Valerie

Aug 15, 2003 15:04

"She" in the other journal is Valerie Marting, an upcoming junior at Trinity High School that I have known for nearly if not longer than 3 years now. Waaaaaaay back when I was in 8th grade, we were so close to dating each other that people would walk up to us and say "So are y'all goin' out yet or what?!". Back then I didn't have any confidence at all so I ended up not asking her out at all even though I had her, or at least I'd like to think so. Now that I'm a senior and see that there are several other people who like me, I'm not quite as bad as I used to be. However, for some reason around Val, I still get nervous. The reason I didn't even ask her out is because I was afraid I would screw things up, and I wanted them to be absolutely perfect. Now, instead of losing her because she got tired of waiting, I've lost her to a 22 year old who is supposedly an alcoholic.
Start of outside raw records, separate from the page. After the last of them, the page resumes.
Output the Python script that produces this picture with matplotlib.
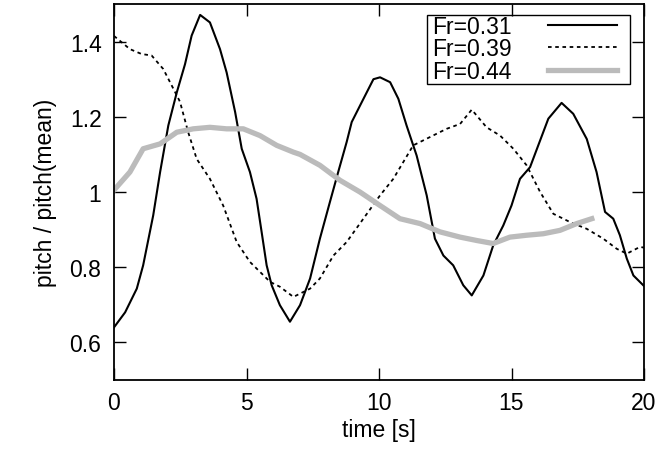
import matplotlib
matplotlib.use('Agg')
import matplotlib.pyplot as plt
from matplotlib.patches import Rectangle

plt.rcParams['font.family'] = ['Liberation Sans', 'DejaVu Sans']
plt.rcParams['font.size'] = 16.5

# Fr=0.31
t031 = [0, 0.42, 0.86, 1.1, 1.48, 1.74, 2.05, 2.37, 2.68, 2.93, 3.25, 3.62, 4.0, 4.25,
        4.57, 4.82, 5.13, 5.38, 5.57, 5.76, 5.95, 6.26, 6.64, 7.02, 7.4, 7.77, 8.15,
        8.46, 8.78, 8.97, 9.35, 9.79, 10.04, 10.42, 10.73, 11.04, 11.42, 11.8, 12.11,
        12.43, 12.8, 13.18, 13.5, 13.94, 14.31, 14.69, 15.0, 15.32, 15.7, 16.01, 16.39,
        16.89, 17.33, 17.84, 18.21, 18.53, 18.84, 19.09, 19.35, 19.6, 20.0]
p031 = [0.64, 0.68, 0.743, 0.805, 0.938, 1.053, 1.177, 1.265, 1.34, 1.416, 1.471, 1.451,
        1.38, 1.318, 1.213, 1.115, 1.053, 0.982, 0.894, 0.805, 0.752, 0.699, 0.655, 0.699,
        0.77, 0.876, 0.974, 1.053, 1.133, 1.186, 1.239, 1.30, 1.305, 1.292, 1.248, 1.177,
        1.097, 0.991, 0.876, 0.831, 0.805, 0.752, 0.725, 0.778, 0.858, 0.911, 0.964,
        1.035, 1.066, 1.124, 1.195, 1.237, 1.208, 1.141, 1.053, 0.947, 0.929, 0.885,
        0.823, 0.778, 0.75]

# Fr=0.39
t039 = [0, 0.6, 1.04, 1.42, 1.86, 2.18, 2.49, 2.8, 3.12, 3.62, 4.12, 4.63, 5.13, 5.89,
        6.26, 6.77, 7.4, 7.77, 8.28, 8.78, 9.41, 10.04, 10.54, 10.92, 11.29, 11.92, 12.55,
        13.06, 13.5, 14.06, 14.57, 15.07, 15.57, 16.08, 16.58, 17.21, 17.84, 18.46, 18.97,
        19.35, 19.85, 20.0]
p039 = [1.415, 1.38, 1.367, 1.363, 1.327, 1.283, 1.24, 1.159, 1.088, 1.035, 0.964, 0.867,
        0.814, 0.761, 0.748, 0.721, 0.743, 0.77, 0.831, 0.867, 0.929, 0.991, 1.035, 1.08,
        1.124, 1.146, 1.168, 1.181, 1.219, 1.172, 1.15, 1.115, 1.071, 1.0, 0.942, 0.92,
        0.902, 0.876, 0.849, 0.836, 0.854, 0.852]

# Fr=0.44
t044 = [0, 0.6, 1.1, 1.74, 2.37, 2.99, 3.62, 4.25, 4.88, 5.51, 6.14, 6.77, 7.02, 7.77,
        8.53, 9.28, 10.04, 10.79, 11.55, 12.3, 13.06, 13.69, 14.31, 14.94, 15.57, 16.2,
        16.83, 17.46, 18.03]
p044 = [1.005, 1.053, 1.115, 1.128, 1.159, 1.168, 1.172, 1.168, 1.168, 1.15, 1.124, 1.106,
        1.1, 1.071, 1.031, 1.0, 0.964, 0.929, 0.916, 0.894, 0.88, 0.871, 0.863, 0.88, 0.885,
        0.889, 0.898, 0.916, 0.929]

xticks = [0, 5, 10, 15, 20]
yticks = [0.6, 0.8, 1.0, 1.2, 1.4]
yticklabels = ['0.6', '0.8', '1', '1.2', '1.4']

fig = plt.figure(figsize=(6.59, 4.56), dpi=100)
ax = fig.add_axes([114 / 659, 75 / 456, 530 / 659, 376 / 456])

ax.plot(t031, p031, color='black', lw=1.5, label='Fr=0.31')
ax.plot(t039, p039, color='black', lw=1.3, linestyle=(0, (2, 2)), label='Fr=0.39')
ax.plot(t044, p044, color='#bbbbbb', lw=3.8, label='Fr=0.44')

ax.set_xlim(0, 20)
ax.set_ylim(0.5, 1.5)
ax.set_xticks(xticks)
ax.set_yticks(yticks)
ax.set_yticklabels(yticklabels)
ax.tick_params(direction='in', length=8.5, width=1, top=True, right=True)
ax.tick_params(axis='x', pad=8)
ax.tick_params(axis='y', pad=9)
for s in ax.spines.values():
    s.set_linewidth(1.3)

ax.set_xlabel('time [s]', labelpad=3)
ax.set_ylabel('pitch / pitch(mean)', labelpad=9)

# legend without its own frame; frame drawn as a rectangle (gnuplot style box)
leg = ax.legend(loc='upper right', bbox_to_anchor=(1 - 27 / 530, 1 - 11 / 376),
                borderaxespad=0, markerfirst=False, frameon=False,
                handlelength=3.0, handletextpad=1.6, labelspacing=-0.03,
                borderpad=0.0)
ax.add_patch(Rectangle((1 - 217 / 530, 1 - 80 / 376), 203 / 530, 69 / 376,
                       transform=ax.transAxes, fill=False, edgecolor='black',
                       lw=1.0, zorder=5))

fig.savefig('out.png', dpi=100)
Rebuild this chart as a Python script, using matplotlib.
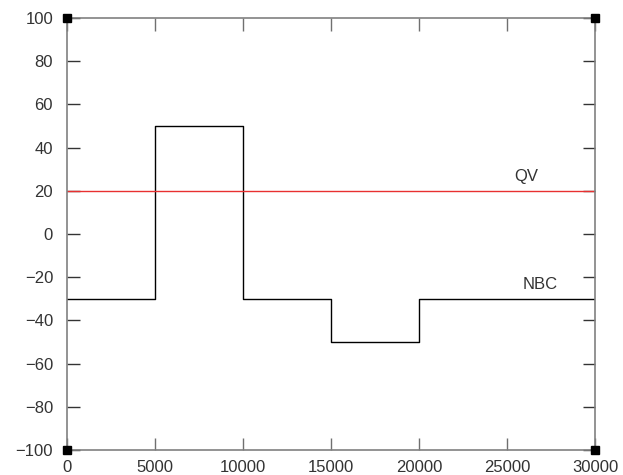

Great. I'm not going to call him an asshole or anything like that though, because I haven't even met him and I wouldn't know how I feel about him in the first place. I'm still kinda depressed though that girls are going after people who have been alive 27% longer than they have. There's a reason Catherine Zeta Jones is already doing a romantic movie with George Clooney instead of her old bastard of a husband Michael Douglass. It's like someone I know said: "There has to be SOMETHING wrong with the older people if they have to date people that much younger than them." So yeah, damn it. This is one of the only girls where I think they would actually be better off with me. That says a lot simply in that I don't like to brag or have self esteem in the first place, so it must be annoying. Goodbye for now.